Emily Mays





[HW: DIST. 6

Ex-slave #77]



Alberta Minor

Re-search Worker



EMILY MAYS

East Solomon Street,

Griffin, Georgia

Interviewed

[Date Stamp: MAY 8 1937]





Emily was born in 1861 on the Billy Stevens plantation in Upson County.

Her mother, Betsy Wych, was born at Hawkinsville, Georgia, and sold to

Mr. Billy Stevens. The father, Peter Wych, was born in West Virginia. A

free man, he was part Indian and when driving a team of oxen into

Virginia for lime, got into the slave territory, was overtaken by a

"speculator" and brought to Georgia where he was sold to the Wyches of

Macon. He cooked for them at their Hotel, "The Brown House" for a number

of years, then was sold "on the block" to Mr. Stevens of Upson County.

Betsy was sold at this same auction. Betsy and Peter were married by

"jumping the broomstick" after Mr. Stevens bought them. They had sixteen

children, of which Emily is the next to the last. She was always a

"puny", delicate child and her mother died when she was about seven

years old. She heard people tell her father that she "wasn't intented to

be raised" 'cause she was so little and her mother was "acomin' to get

her soon." Hearing this kind of remarks often had a depressing effect

upon the child, and she "watched the clouds" all the time expecting her

mother and was "bathed in tears" most of the time.



After the war, Peter rented a "patch" from Mr. Kit Parker and the whole

family worked in the fields except Emily. She was not big enough so they

let her work in the "big house" until Mrs. Parker's death. She helped

"'tend" the daughter's babies, washed and ironed table napkins and

waited on them "generally" for which she can't remember any "pay", but

they fed and clothed her.



Her older sister learned to weave when she was a slave, and helped sew

for the soldiers; so after freedom she continued making cloth and sewing

for the family while the others worked in the fields. [Buttons were made

from dried gourds.] They lived well, raising more on their patch than

they could possibly use and selling the surplus. For coffee they split

and dried sweet potatoes, ground and parched them.



The only education Emily received was at the "Sugar Hill" Sunday School.

They were too busy in the spring for social gatherings, but after the

crops were harvested, they would have "corn shuckings" where the Negroes

gathered from neighboring farms and in three or four days time would

finish at one place then move on to the next farm. It was quite a social

gathering and the farm fed all the guests with the best they had.

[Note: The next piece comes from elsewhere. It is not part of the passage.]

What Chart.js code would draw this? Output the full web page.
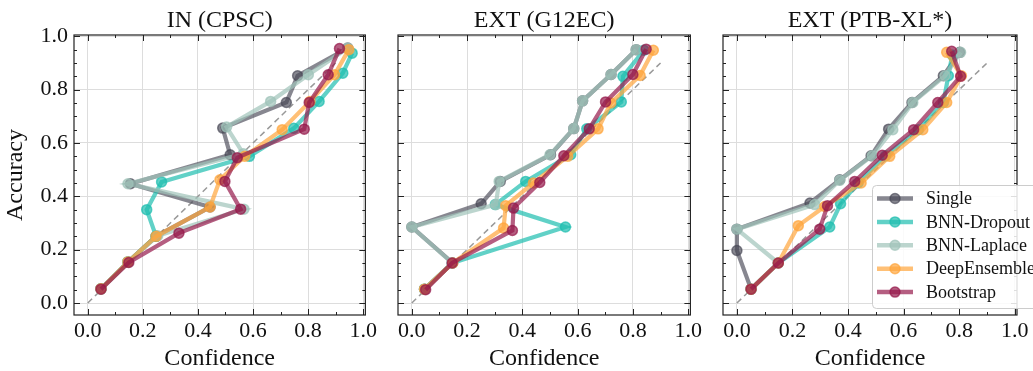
<!DOCTYPE html>
<html>
<head>
<meta charset="utf-8">
<script src="https://cdn.jsdelivr.net/npm/chart.js@4.4.0/dist/chart.umd.min.js"></script>
<style>
html,body{margin:0;padding:0;background:#fff;}
#wrap{position:relative;width:1033px;height:371px;background:#fff;overflow:hidden;}
canvas{position:absolute;top:0;}
</style>
</head>
<body>
<div id="wrap">
<canvas id="c0" width="380" height="371" style="left:0px"></canvas>
<canvas id="c1" width="320" height="371" style="left:385px"></canvas>
<canvas id="c2" width="323" height="371" style="left:710px"></canvas>
</div>
<script>
// ---------- data ----------
const methods = ['Single', 'BNN-Dropout', 'BNN-Laplace', 'DeepEnsemble', 'Bootstrap'];
const panelTitles = ['IN (CPSC)', 'EXT (G12EC)', 'EXT (PTB-XL*)'];

const xTickValues = [0, 0.2, 0.4, 0.6, 0.8, 1.0];
const xTickLabels = ['0.0', '0.2', '0.4', '0.6', '0.8', '1.0'];
const yTickValues = [0, 0.2, 0.4, 0.6, 0.8, 1.0];
const yTickLabels = ['0.0', '0.2', '0.4', '0.6', '0.8', '1.0'];
const xMinorTicks = [0.1, 0.3, 0.5, 0.7, 0.9];
const yMinorTicks = [0.05, 0.1, 0.15, 0.25, 0.3, 0.35, 0.45, 0.5, 0.55, 0.65, 0.7, 0.75, 0.85, 0.9, 0.95];

const diagonalX = [0, 0.9];
const diagonalY = [0, 0.9];

// IN (CPSC)
const inSingleConf  = [0.048, 0.146, 0.248, 0.444, 0.155, 0.517, 0.490, 0.721, 0.762, 0.944];
const inSingleAcc   = [0.053, 0.154, 0.250, 0.360, 0.447, 0.556, 0.656, 0.752, 0.852, 0.956];
const inDropoutConf = [0.048, 0.146, 0.248, 0.214, 0.268, 0.587, 0.748, 0.840, 0.926, 0.960];
const inDropoutAcc  = [0.053, 0.154, 0.250, 0.350, 0.454, 0.550, 0.655, 0.756, 0.862, 0.937];
const inLaplaceConf = [0.048, 0.146, 0.254, 0.567, 0.146, 0.565, 0.504, 0.664, 0.801, 0.944];
const inLaplaceAcc  = [0.053, 0.154, 0.252, 0.352, 0.447, 0.560, 0.660, 0.756, 0.856, 0.956];
const inDeepConf    = [0.048, 0.146, 0.248, 0.444, 0.480, 0.570, 0.706, 0.807, 0.896, 0.948];
const inDeepAcc     = [0.053, 0.154, 0.250, 0.360, 0.462, 0.550, 0.650, 0.756, 0.856, 0.950];
const inBootConf    = [0.048, 0.149, 0.331, 0.555, 0.498, 0.543, 0.786, 0.804, 0.873, 0.914];
const inBootAcc     = [0.052, 0.152, 0.262, 0.352, 0.456, 0.545, 0.652, 0.752, 0.856, 0.954];

// EXT (G12EC)
const gSingleConf  = [0.046, 0.148, 0.000, 0.251, 0.320, 0.502, 0.586, 0.618, 0.721, 0.812];
const gSingleAcc   = [0.052, 0.150, 0.285, 0.372, 0.456, 0.556, 0.654, 0.758, 0.857, 0.950];
const gDropoutConf = [0.046, 0.146, 0.556, 0.302, 0.412, 0.575, 0.633, 0.758, 0.764, 0.840];
const gDropoutAcc  = [0.052, 0.150, 0.285, 0.369, 0.456, 0.556, 0.653, 0.754, 0.850, 0.948];
const gLaplaceConf = [0.046, 0.146, 0.000, 0.304, 0.316, 0.500, 0.586, 0.618, 0.721, 0.812];
const gLaplaceAcc  = [0.052, 0.150, 0.285, 0.369, 0.456, 0.556, 0.654, 0.758, 0.857, 0.950];
const gDeepConf    = [0.046, 0.148, 0.332, 0.340, 0.440, 0.564, 0.674, 0.720, 0.826, 0.874];
const gDeepAcc     = [0.052, 0.150, 0.281, 0.365, 0.450, 0.550, 0.653, 0.750, 0.853, 0.948];
const gBootConf    = [0.050, 0.146, 0.364, 0.368, 0.463, 0.550, 0.642, 0.701, 0.800, 0.848];
const gBootAcc     = [0.050, 0.150, 0.272, 0.356, 0.452, 0.552, 0.653, 0.754, 0.857, 0.952];

// EXT (PTB-XL*)
const pSingleConf  = [0.051, 0.000, 0.000, 0.263, 0.370, 0.483, 0.546, 0.630, 0.743, 0.802];
const pSingleAcc   = [0.052, 0.197, 0.277, 0.375, 0.462, 0.552, 0.652, 0.752, 0.852, 0.940];
const pDropoutConf = [0.051, 0.149, 0.334, 0.373, 0.436, 0.535, 0.653, 0.743, 0.761, 0.775];
const pDropoutAcc  = [0.052, 0.150, 0.285, 0.372, 0.450, 0.552, 0.650, 0.752, 0.852, 0.930];
const pLaplaceConf = [0.051, 0.149, 0.000, 0.280, 0.370, 0.487, 0.561, 0.633, 0.749, 0.805];
const pLaplaceAcc  = [0.052, 0.150, 0.277, 0.369, 0.460, 0.552, 0.650, 0.752, 0.852, 0.940];
const pDeepConf    = [0.051, 0.149, 0.221, 0.316, 0.447, 0.550, 0.669, 0.755, 0.808, 0.755];
const pDeepAcc     = [0.052, 0.150, 0.290, 0.362, 0.450, 0.550, 0.650, 0.752, 0.852, 0.940];
const pBootConf    = [0.051, 0.149, 0.298, 0.326, 0.424, 0.523, 0.636, 0.723, 0.805, 0.773];
const pBootAcc     = [0.052, 0.150, 0.277, 0.365, 0.456, 0.554, 0.650, 0.752, 0.850, 0.944];

// ---------- styling ----------
const colors = [
  'rgba(70,70,85,0.65)',
  'rgba(30,190,175,0.70)',
  'rgba(160,195,185,0.70)',
  'rgba(255,165,60,0.70)',
  'rgba(150,25,75,0.70)'
];
const FONT = "'Liberation Serif', 'Times New Roman', serif";

const panels = [
  [[inSingleConf, inSingleAcc], [inDropoutConf, inDropoutAcc], [inLaplaceConf, inLaplaceAcc], [inDeepConf, inDeepAcc], [inBootConf, inBootAcc]],
  [[gSingleConf, gSingleAcc], [gDropoutConf, gDropoutAcc], [gLaplaceConf, gLaplaceAcc], [gDeepConf, gDeepAcc], [gBootConf, gBootAcc]],
  [[pSingleConf, pSingleAcc], [pDropoutConf, pDropoutAcc], [pLaplaceConf, pLaplaceAcc], [pDeepConf, pDeepAcc], [pBootConf, pBootAcc]]
];

const toPoints = (xs, ys) => xs.map((v, i) => ({x: v, y: ys[i]}));

// ---------- plugins ----------
const frameTicks = {
  id: 'frameTicks',
  afterDraw(chart) {
    const {ctx, chartArea: a, scales: {x, y}} = chart;
    ctx.save();
    ctx.strokeStyle = '#222';
    ctx.lineWidth = 1;
    const seg = (x1, y1, x2, y2) => { ctx.beginPath(); ctx.moveTo(x1, y1); ctx.lineTo(x2, y2); ctx.stroke(); };
    const vx = (v, len) => { const p = Math.round(x.getPixelForValue(v)) + 0.5; seg(p, a.bottom, p, a.bottom - len); seg(p, a.top, p, a.top + len); };
    const vy = (v, len) => { const p = Math.round(y.getPixelForValue(v)) + 0.5; seg(a.left, p, a.left + len, p); seg(a.right, p, a.right - len, p); };
    xTickValues.forEach(v => vx(v, 6));
    xMinorTicks.forEach(v => vx(v, 3));
    yTickValues.forEach(v => vy(v, 6));
    yMinorTicks.forEach(v => vy(v, 3));
    ctx.lineWidth = 1.2;
    ctx.strokeRect(a.left, a.top, a.right - a.left, a.bottom - a.top);
    ctx.restore();
  }
};

const panelTitle = {
  id: 'panelTitle',
  afterDraw(chart, args, opts) {
    const {ctx, chartArea: a} = chart;
    ctx.save();
    ctx.font = `24px ${FONT}`;
    ctx.fillStyle = '#111';
    ctx.textAlign = 'center';
    ctx.textBaseline = 'alphabetic';
    ctx.fillText(opts.text, (a.left + a.right) / 2, 27);
    ctx.restore();
  }
};

const boxLegend = {
  id: 'boxLegend',
  afterDraw(chart, args, opts) {
    if (!opts.show) return;
    const {ctx} = chart;
    ctx.save();
    const left = 162, top = 185, w = 220, h = 123;
    ctx.beginPath();
    ctx.roundRect(left + 0.5, top + 0.5, w, h, 4);
    ctx.fillStyle = 'rgba(255,255,255,0.85)';
    ctx.fill();
    ctx.strokeStyle = '#cccccc';
    ctx.lineWidth = 1;
    ctx.stroke();
    methods.forEach((m, i) => {
      const cy = top + 13.5 + i * 23.4;
      ctx.strokeStyle = colors[i];
      ctx.lineWidth = 4.5;
      ctx.beginPath(); ctx.moveTo(167, cy); ctx.lineTo(203, cy); ctx.stroke();
      ctx.fillStyle = colors[i];
      ctx.beginPath(); ctx.arc(185, cy, 5, 0, Math.PI * 2); ctx.fill();
      ctx.lineWidth = 1.5;
      ctx.stroke();
      ctx.fillStyle = '#111';
      ctx.font = `18px ${FONT}`;
      ctx.textAlign = 'left';
      ctx.textBaseline = 'middle';
      ctx.fillText(m, 216, cy + 1);
    });
    ctx.restore();
  }
};

// ---------- charts ----------
function makeChart(idx) {
  const first = idx === 0;
  const datasets = panels[idx].map((pair, i) => ({
    label: methods[i],
    data: toPoints(pair[0], pair[1]),
    showLine: true,
    borderColor: colors[i],
    backgroundColor: colors[i],
    pointBackgroundColor: colors[i],
    pointBorderColor: colors[i],
    borderWidth: 4.2,
    pointRadius: 5,
    pointBorderWidth: 1.5,
    pointHoverRadius: 5,
    order: 4 - i
  }));
  datasets.push({
    label: 'diag',
    data: toPoints(diagonalX, diagonalY),
    showLine: true,
    borderColor: '#999999',
    borderWidth: 1.5,
    borderDash: [6, 4],
    pointRadius: 0,
    order: 10
  });
  const rightPad = [11, 11, 16][idx];
  return new Chart(document.getElementById('c' + idx), {
    type: 'scatter',
    data: {datasets},
    plugins: [frameTicks, panelTitle, boxLegend],
    options: {
      responsive: false,
      animation: false,
      devicePixelRatio: 1,
      layout: {padding: {top: 35, right: rightPad, left: 0, bottom: 0}},
      plugins: {
        legend: {display: false},
        tooltip: {enabled: false},
        panelTitle: {text: panelTitles[idx]},
        boxLegend: {show: idx === 2}
      },
      scales: {
        x: {
          type: 'linear',
          min: -0.05, max: 1.008,
          afterBuildTicks: s => { s.ticks = xTickValues.map(v => ({value: v})); },
          afterFit: s => { s.height = 56; },
          grid: {color: '#dddddd', lineWidth: 1, drawTicks: false},
          border: {display: false},
          ticks: {
            padding: 3, autoSkip: false, maxRotation: 0, color: '#111',
            font: {family: FONT, size: 22},
            callback: (v, i) => xTickLabels[i]
          },
          title: {display: true, text: 'Confidence', color: '#111',
                  font: {family: FONT, size: 24, lineHeight: 1}, padding: {top: 0, bottom: 0}}
        },
        y: {
          type: 'linear',
          min: -0.045, max: 1.005,
          afterBuildTicks: s => { s.ticks = yTickValues.map(v => ({value: v})); },
          afterFit: s => { s.width = first ? 74 : 13; },
          grid: {color: '#dddddd', lineWidth: 1, drawTicks: false},
          border: {display: false},
          ticks: {
            display: first, padding: 6, color: '#111',
            font: {family: FONT, size: 22},
            callback: (v, i) => yTickLabels[i]
          },
          title: {display: first, text: 'Accuracy', color: '#111',
                  font: {family: FONT, size: 24, lineHeight: 1}, padding: {top: 4, bottom: 0}}
        }
      }
    }
  });
}
[0, 1, 2].forEach(makeChart);
</script>
</body>
</html>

The Prayer Meetings and "singings" were other pleasant diversions from

the daily toil.



After Mrs. Parker's death Emily worked in her father's fields until she

was married to Aaron Mays, then she came to Griffin where she has lived

ever since. She is 75 years old and has cooked for "White folks" until



she was just too old to "see good", so she now lives with her daughter.